Bu zor bir soru ve açıkçası ben karamsarım. Kıbrıs’ta artık Türklerin ve Rumların ortak ve mutlu bir yaşamı olabileceğine inanmıyorum. Bunun en önemli sebebi “ortak ve mutlu yaşam” kavramının iki topluma bambaşka şeyler ifade etmesidir. Rumlar Kıbrıs’ın kendilerine ait bir Yunan adası olduğuna gönülden inanıyorlar. Bu konuda herhangi bir şüphe yok, çünkü her fırsatta ve her ortamda bu inançlarını ifade ediyorlar. Bu inançlarından dolayı Rumlar için “ortak ve mutlu yaşam” Kıbrıslı Türklerin Kıbrıslı Rumlar tarafından yönetilip onlara bir takım azınlık haklarının verilmesi anlamına gelir.
Kıbrıslı Türklere gelince, onlar için “ortak ve mutlu yaşam” adanın yönetiminde söz sahibi olmak –1960’ta kurulan Kıbrıs Cumhuriyeti’nin yasaları da bunu gerektiriyor– ve adayı Rumlarla beraber yönetmek demektir. Kıbrıs’ta yaşayan herhangi bir küçük azınlık olmayı reddediyorlar. Bunun tarihi sebepleri malum. Kıbrıs, İngiliz kolonisi olmadan önce 400 yıla yakın bir süre Osmanlı idaresinde idi ve oraya yerleşen köklü bir Türk toplumu var. Bu toplum hâlâ orada. Rumların iddia ettiği gibi göçler sayesinde ezilip kaybolmadılar. Fakat bu toplumun Kıbrıs’taki yaşam şartları oldukça zor. 60 yıla yakın bir süredir uygulanan amansız ambargolar bu toplumun belini büktü. Bence, iki toplumun düşünceleri ve hayalleri birbirinden bu kadar farklı iken “ortak ve mutlu” bir beraberlik kurma ihtimali oldukça düşük. Bunun gerçekleşmesi için ya Rumların kendilerini Kıbrıs’ın tek sahibi olarak görmekten vazgeçmesi ya da Türklerin Rum boyunduruğunu kabullenmesi ve bir noktada Türklüklerinden vazgeçmesi gerekir. Bu ihtimallerin ikisi de şu an mümkün görünmüyor.

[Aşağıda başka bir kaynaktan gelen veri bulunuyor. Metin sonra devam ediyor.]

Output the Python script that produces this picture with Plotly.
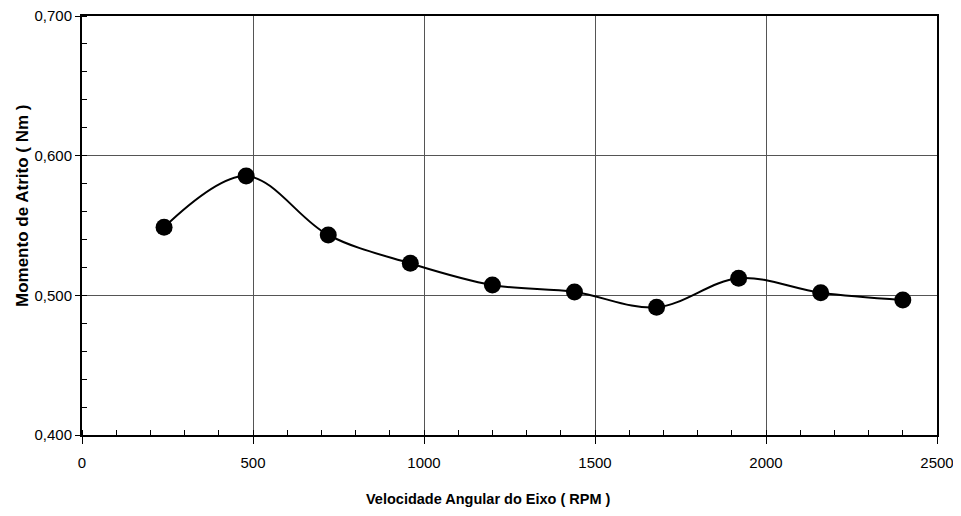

Nitekim sizin bahsettiğiniz Kıbrıs’ta Rumların ve Türklerin karışık yaşadığı o tek köyde (Pile’de) en son yaşanan tatsız olaylar bu düşüncemi destekliyor. Pile’den adanın Rum kesimlerine pek çok yolun inşa edilmesine izin verilmişken Türklerin adanın kuzeyine gitmesini kolaylaştıracak tek bir yolun olmaması kabul edilemez. Türklerin kuzeye gitmesi saatlerce zaman alıyor, halbuki bir yol bunu 15 dakikaya indirebilir. Buna rağmen var olan bir toprak yolu asfaltlamak için 20 yıl izin bekledikten sonra sabrını yitirip harekete gecen Pileli Türklere yapılan uluslararası saldırılar ve Birleşmiş Milletlerin en yüksek komitesinin bunu kınaması büyük bir haksızlıktır. Hadiseden birkaç gün sonra yolun yapılmasına izin verilmesine rağmen Türkler aleyhinde yapılan haksız propaganda maalesef silinmemiştir. Kısacası, bir üçüncü ülkede buluşup dostça sohbet etmek bizi çözüme yaklaştırmıyor.